§ **STATED PROBLEM**
Copy every line that mentions the word "this".

Rows from a dataset of charts and code
--------

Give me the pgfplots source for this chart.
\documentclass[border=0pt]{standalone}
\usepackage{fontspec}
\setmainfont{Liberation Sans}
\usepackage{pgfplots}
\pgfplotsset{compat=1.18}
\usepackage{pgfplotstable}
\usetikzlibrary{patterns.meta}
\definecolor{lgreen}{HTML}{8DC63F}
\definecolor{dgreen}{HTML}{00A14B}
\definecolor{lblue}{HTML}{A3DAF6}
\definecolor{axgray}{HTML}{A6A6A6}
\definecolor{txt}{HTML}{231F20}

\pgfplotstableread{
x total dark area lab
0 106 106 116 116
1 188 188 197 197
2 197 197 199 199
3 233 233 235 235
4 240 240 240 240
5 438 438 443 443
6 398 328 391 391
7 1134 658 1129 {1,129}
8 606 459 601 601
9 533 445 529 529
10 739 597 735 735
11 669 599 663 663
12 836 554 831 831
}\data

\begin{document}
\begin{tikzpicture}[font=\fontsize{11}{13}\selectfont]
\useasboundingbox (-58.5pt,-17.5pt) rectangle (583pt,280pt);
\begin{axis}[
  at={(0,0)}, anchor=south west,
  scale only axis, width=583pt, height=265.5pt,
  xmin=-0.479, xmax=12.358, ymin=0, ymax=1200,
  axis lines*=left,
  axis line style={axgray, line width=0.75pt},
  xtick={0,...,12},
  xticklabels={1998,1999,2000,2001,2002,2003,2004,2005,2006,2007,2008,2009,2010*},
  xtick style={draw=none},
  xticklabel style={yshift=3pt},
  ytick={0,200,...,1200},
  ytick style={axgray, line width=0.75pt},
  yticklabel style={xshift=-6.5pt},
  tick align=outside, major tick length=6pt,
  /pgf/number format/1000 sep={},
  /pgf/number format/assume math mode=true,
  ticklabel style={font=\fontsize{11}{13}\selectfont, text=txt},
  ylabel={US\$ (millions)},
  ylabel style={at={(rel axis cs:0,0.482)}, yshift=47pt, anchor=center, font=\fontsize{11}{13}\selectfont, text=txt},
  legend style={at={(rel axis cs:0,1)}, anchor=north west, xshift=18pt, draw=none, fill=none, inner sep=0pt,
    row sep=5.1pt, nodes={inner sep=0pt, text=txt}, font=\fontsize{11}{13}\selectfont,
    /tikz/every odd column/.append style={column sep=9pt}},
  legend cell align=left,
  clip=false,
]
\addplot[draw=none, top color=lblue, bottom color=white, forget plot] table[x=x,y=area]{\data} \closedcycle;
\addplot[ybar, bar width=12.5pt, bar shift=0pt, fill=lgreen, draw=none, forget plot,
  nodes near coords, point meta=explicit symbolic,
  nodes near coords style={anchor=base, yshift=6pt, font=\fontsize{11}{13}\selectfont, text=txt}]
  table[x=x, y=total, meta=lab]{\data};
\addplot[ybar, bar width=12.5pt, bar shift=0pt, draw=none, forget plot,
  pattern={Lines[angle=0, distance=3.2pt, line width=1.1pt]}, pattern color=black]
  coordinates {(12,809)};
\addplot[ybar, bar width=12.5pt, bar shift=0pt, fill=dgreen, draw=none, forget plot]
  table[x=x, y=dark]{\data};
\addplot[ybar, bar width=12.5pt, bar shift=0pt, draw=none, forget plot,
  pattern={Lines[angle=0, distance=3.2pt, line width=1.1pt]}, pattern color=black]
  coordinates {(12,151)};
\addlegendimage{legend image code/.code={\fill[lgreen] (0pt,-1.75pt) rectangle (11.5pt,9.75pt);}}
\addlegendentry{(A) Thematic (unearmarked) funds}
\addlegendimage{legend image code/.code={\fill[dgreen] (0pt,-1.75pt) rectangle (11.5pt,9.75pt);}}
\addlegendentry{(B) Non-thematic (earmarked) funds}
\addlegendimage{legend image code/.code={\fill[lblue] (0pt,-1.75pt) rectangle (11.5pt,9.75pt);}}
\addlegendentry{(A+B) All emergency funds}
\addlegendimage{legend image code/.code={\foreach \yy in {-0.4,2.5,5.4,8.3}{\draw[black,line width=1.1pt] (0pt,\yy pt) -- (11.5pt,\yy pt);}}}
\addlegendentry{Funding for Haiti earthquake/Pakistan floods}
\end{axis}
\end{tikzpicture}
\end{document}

--------

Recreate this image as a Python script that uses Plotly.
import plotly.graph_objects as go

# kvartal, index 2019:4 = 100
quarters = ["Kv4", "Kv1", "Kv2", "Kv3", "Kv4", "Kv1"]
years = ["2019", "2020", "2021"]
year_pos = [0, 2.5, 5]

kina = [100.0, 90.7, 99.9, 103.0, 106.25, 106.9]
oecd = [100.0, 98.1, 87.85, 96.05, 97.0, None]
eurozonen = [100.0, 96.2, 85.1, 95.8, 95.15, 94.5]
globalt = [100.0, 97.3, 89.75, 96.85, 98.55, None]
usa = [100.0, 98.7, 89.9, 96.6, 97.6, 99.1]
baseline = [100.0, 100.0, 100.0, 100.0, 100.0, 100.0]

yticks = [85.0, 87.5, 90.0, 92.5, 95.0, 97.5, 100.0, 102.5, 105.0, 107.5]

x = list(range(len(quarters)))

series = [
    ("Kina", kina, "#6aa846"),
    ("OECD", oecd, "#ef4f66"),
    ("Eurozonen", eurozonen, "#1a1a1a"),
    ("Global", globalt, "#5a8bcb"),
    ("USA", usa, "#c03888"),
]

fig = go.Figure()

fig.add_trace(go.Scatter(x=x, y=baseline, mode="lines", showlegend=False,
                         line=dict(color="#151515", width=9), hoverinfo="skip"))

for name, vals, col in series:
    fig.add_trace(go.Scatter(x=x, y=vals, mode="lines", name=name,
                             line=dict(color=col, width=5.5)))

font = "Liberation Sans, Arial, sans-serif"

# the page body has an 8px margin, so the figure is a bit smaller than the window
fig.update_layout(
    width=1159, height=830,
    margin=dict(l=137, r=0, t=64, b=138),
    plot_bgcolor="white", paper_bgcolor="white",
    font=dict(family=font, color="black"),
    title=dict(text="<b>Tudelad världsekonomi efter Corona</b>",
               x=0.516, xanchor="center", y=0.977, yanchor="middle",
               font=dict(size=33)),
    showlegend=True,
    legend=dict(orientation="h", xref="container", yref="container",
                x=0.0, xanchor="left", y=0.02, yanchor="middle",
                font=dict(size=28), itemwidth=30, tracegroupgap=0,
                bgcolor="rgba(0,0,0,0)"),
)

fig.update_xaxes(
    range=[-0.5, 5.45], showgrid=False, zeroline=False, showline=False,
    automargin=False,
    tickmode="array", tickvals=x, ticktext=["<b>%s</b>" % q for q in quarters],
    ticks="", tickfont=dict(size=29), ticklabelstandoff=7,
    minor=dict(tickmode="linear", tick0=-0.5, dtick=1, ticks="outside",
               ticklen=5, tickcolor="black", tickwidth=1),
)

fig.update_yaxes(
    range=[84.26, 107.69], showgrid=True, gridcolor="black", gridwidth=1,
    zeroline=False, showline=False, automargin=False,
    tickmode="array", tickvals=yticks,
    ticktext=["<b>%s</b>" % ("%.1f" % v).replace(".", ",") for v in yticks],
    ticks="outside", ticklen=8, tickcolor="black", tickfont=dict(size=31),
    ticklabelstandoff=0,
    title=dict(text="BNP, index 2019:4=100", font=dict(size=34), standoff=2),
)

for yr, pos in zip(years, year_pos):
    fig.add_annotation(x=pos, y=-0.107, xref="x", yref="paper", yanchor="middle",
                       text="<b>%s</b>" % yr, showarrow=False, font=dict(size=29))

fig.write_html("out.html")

--------

§ **ANSWER**
Give me the pgfplots source for this chart.
Recreate this image as a Python script that uses Plotly.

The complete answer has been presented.